Soil testing
New research led by Dr Yassine Bouslihim at the National Institute of Agricultural Research (INRA) in Rabat suggests that soil colour analysis could transform how soil organic matter (SOM) is monitored in semi-arid agricultural systems.
Published in Carbon Research, the study demonstrates that digital colour indices can predict SOM with high accuracy while reducing analytical costs by 96% compared with traditional chemical methods.
For environmental and soil monitoring professionals, the significance lies not only in the technical performance, but in the economic feasibility. If validated at scale, colour-based analysis could lower the barrier to frequent, large-area carbon assessment.
Conventional SOM determination methods, such as Walkley–Black wet oxidation, require hazardous reagents, trained laboratory staff, and controlled chemical handling procedures. These workflows are labour-intensive and generate chemical waste.
The Moroccan team evaluated whether digital colour analysis — effectively quantifying soil hue, saturation, and brightness — could act as a reliable proxy for organic matter content. Soil samples were analysed under both dry and moist conditions, and machine learning models were used to predict SOM from colour parameters.
The strongest performance came from Random Forest modelling applied to dry soil samples. Hue-based colour indices emerged as particularly powerful predictors, accounting for up to 47% of model explanatory power in moist soils.
The technical message is that soil reflectance characteristics, when quantified digitally, contain extractable information about carbon content.
The study moves beyond proof of concept to address economic viability. For a laboratory processing approximately 5,000 samples per year, digital colour analysis reduced costs by 96% relative to conventional chemical testing.
The capital investment in digital imaging or colour sensing equipment was projected to pay back within four months, with a five-year return on investment approaching 940%.
For monitoring laboratories operating under constrained budgets — particularly in semi-arid regions where routine soil carbon measurement is essential for land management — this shifts the discussion from technical possibility to operational practicality.

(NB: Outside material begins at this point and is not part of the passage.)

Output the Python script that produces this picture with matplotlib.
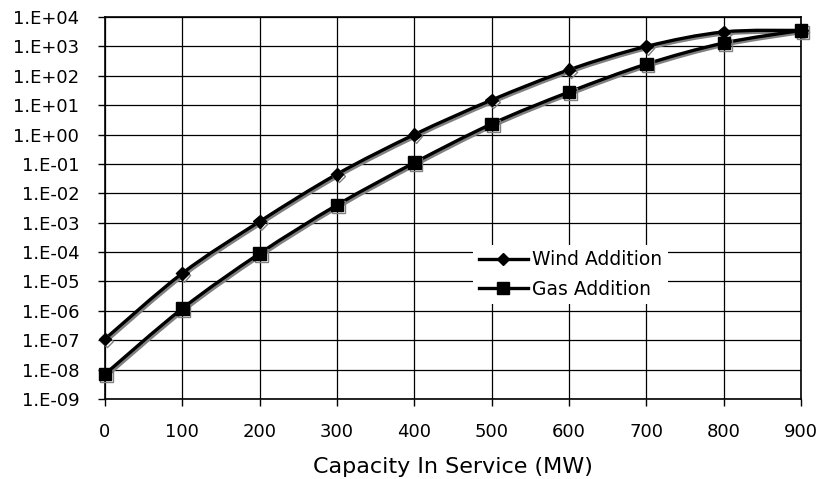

Semi-arid soils are highly sensitive to organic matter loss. Maintaining SOM is critical for water retention, structure stability, and crop resilience under climatic stress.
In many regions, however, high-frequency SOM testing is economically prohibitive. As a result, soil monitoring intervals are extended, limiting adaptive land management.
By reducing per-sample cost dramatically, digital colour analysis could enable more frequent sampling campaigns. This has implications for irrigation planning, fertiliser optimisation and soil restoration programmes.
Soil carbon is increasingly linked to climate mitigation frameworks and voluntary carbon markets.
Reliable, repeatable, and affordable measurement methods are essential if farmers are to participate in sequestration schemes.
Digital colour-based prediction is unlikely to replace laboratory-grade chemical analysis in regulatory or high-precision contexts.
However, it could function as a screening or baseline tool, identifying spatial variability and prioritising locations for confirmatory testing.
For large-scale carbon monitoring initiatives, particularly in developing regions, cost per data point is a limiting factor.
A 96% reduction materially alters feasibility at landscape scale.
For instrumentation professionals, the study highlights several technical priorities.
Calibration protocols must be robust across soil moisture conditions. Illumination consistency, sensor standardisation, and algorithm transparency are critical to reproducibility.
Machine learning integration is central.
The predictive power observed in the Moroccan trials depends on appropriate model training and validation under local soil conditions. Transferability to other soil types will require region-specific calibration datasets.
The broader implication is methodological. Soil monitoring may increasingly move from chemically intensive, laboratory-bound analysis toward digitally enabled, field-adaptable workflows.
Colour has long been recognised qualitatively as an indicator of soil fertility. This research quantifies that intuition and translates it into a measurable, economically viable monitoring framework.
If adopted widely, digital colour analysis could support higher sampling density, lower environmental footprint in laboratories, and expanded participation in soil carbon management programmes.
In semi-arid agricultural systems where margins are narrow and climate pressures are high, reducing the cost of soil intelligence may prove as important as improving its precision.